Tirando esta problemática, uma outra surgiu-me com mais força durante o jogo, e que cheguei a colocar como o grande problema de todo o mundo história, o Wau, a personagem que se desenvolveu a partir da IA e tomou conta de todas as instalações submarinas. O Wau surge desde o início como uma espécie de praga, que toma conta de todas as máquinas, robôs, inclusive criando monstros. Isto colocou-me o problema da credibilidade, porque parecia ser apenas um motivo para criar as dinâmicas de survival que os autores precisavam para o tipo de jogo idealizado, não tendo qualquer base científica.
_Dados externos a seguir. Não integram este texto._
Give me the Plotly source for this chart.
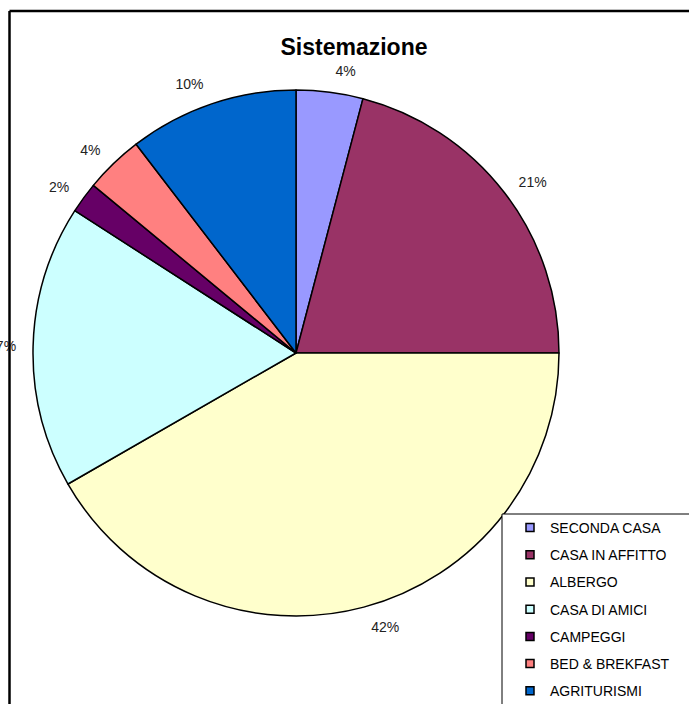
import plotly.graph_objects as go

categories = ["SECONDA CASA", "CASA IN AFFITTO", "ALBERGO", "CASA DI AMICI",
              "CAMPEGGI", "BED & BREKFAST", "AGRITURISMI"]
values = [4.1, 20.9, 41.7, 17.4, 1.9, 3.6, 10.4]
colors = ["#9999FF", "#993366", "#FFFFCC", "#CCFFFF",
          "#660066", "#FF8080", "#0066CC"]

W, H = 689, 704
font = "Liberation Sans, Arial, sans-serif"
cx, cy, r = 296, 353, 263


def dom(rad):
    return dict(x=[(cx - rad) / W, (cx + rad) / W],
                y=[(H - cy - rad) / H, (H - cy + rad) / H])


fig = go.Figure()
fig.add_trace(go.Pie(
    labels=categories,
    values=values,
    sort=False,
    direction="clockwise",
    rotation=0,
    marker=dict(colors=colors, line=dict(color="black", width=1.5)),
    textinfo="none",
    domain=dom(r),
    showlegend=False,
    hoverinfo="label+percent",
))
# transparent, slightly wider copy: only carries the percentage labels
fig.add_trace(go.Pie(
    labels=categories,
    values=values,
    sort=False,
    direction="clockwise",
    rotation=0,
    marker=dict(colors=["rgba(0,0,0,0)"] * len(values),
                line=dict(width=0)),
    texttemplate="%{percent:.0%}",
    textposition="outside",
    outsidetextfont=dict(family=font, size=14, color="#222"),
    domain=dom(r + 13),
    showlegend=False,
    hoverinfo="skip",
))

# legend entries, one group each so the spacing can be opened up
for name, col in zip(categories, colors):
    fig.add_trace(go.Scatter(
        x=[None], y=[None], mode="markers", name=name, legendgroup=name,
        marker=dict(symbol="square", size=8, color=col,
                    line=dict(color="black", width=1.5)),
    ))

fig.update_layout(
    width=W, height=H,
    margin=dict(l=0, r=0, t=0, b=0, autoexpand=False),
    paper_bgcolor="white",
    plot_bgcolor="white",
    xaxis=dict(visible=False),
    yaxis=dict(visible=False),
    title=dict(text="<b>Sistemazione</b>", x=354 / W, xanchor="center",
               y=1 - 47 / H, yanchor="middle",
               font=dict(family=font, size=23, color="black")),
    legend=dict(x=510 / W, xanchor="left", y=1 - 512 / H, yanchor="top",
                font=dict(family=font, size=14, color="black"),
                tracegroupgap=6, bgcolor="rgba(0,0,0,0)", borderwidth=0),
    shapes=[
        dict(type="rect", xref="paper", yref="paper",
             x0=502 / W, x1=1.05, y0=-0.05, y1=1 - 514 / H,
             line=dict(color="black", width=1), fillcolor="white", layer="above"),
        dict(type="line", xref="paper", yref="paper",
             x0=9.5 / W, x1=9.5 / W, y0=-0.05, y1=1 - 11 / H,
             line=dict(color="black", width=2.5)),
        dict(type="line", xref="paper", yref="paper",
             x0=9.5 / W, x1=1.05, y0=1 - 11 / H, y1=1 - 11 / H,
             line=dict(color="black", width=2.5)),
    ],
)

fig.write_html("out.html", config={"displayModeBar": False},
               post_script="document.body.style.margin='0';"
                           "document.body.style.overflow='hidden';")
Contudo, isto viria a desvelar-se no final do jogo, de um modo perfeitamente científico e filosófico (os monstros são os corpos abandonados/suicidados, mantidos vivos por Wau, na sua tentativa por manter vivos os humanos a qualquer custo), com a discussão a evoluir para a relação entre máquinas e humanos, entre a moral que regula as suas relações, e a capacidade de uma máquina poder entender a imperfeição de que são feitos os humanos.
Para terminar, que este texto já vai longo, embora pudesse continuar a falar sobre o mesmo, tal a riqueza especulativa despoletada pelo jogo, quero ainda deixar uma lista dos momentos altos da minha experiência no jogo, que em certa medida dão conta da intensidade e diversidade da mesmas:
Momentos marcantes da minha experiência de "SOMA"
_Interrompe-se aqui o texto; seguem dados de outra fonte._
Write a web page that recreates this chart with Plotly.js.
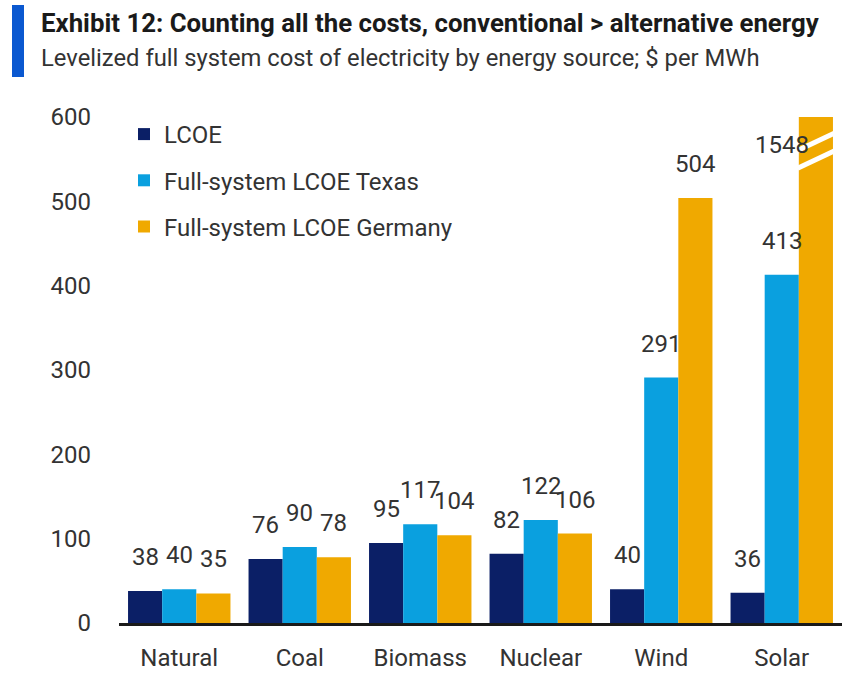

- Catherine, a sua escrita e contexto de jogo, enquanto companheira única num território árido de vida, é capaz de fazer sentir o desejo de buscar ansiosamente a conexão da Omnitool apenas para poder conversar com ela.
- A opressão das sequências debaixo de água.
- As passagens para dentro e para fora de água, o realismo da espera da compressão e descompressão, e o stress envolvido, de não querer sair, e por vezes ter medo de entrar.
- Toda a envolvência audiovisual, nomeadamente sonora.
- Quando me vejo ao espelho pela primeira vez, e percebo que já não sou humano.
- Quando mudo de corpo e sou chamado a decidir desligar o meu “outro”.
- Quando encontro o último ser humano vivo.
- Quando lanço a arca e fico para trás.
- Quando acordo dentro da arca, já depois do genérico.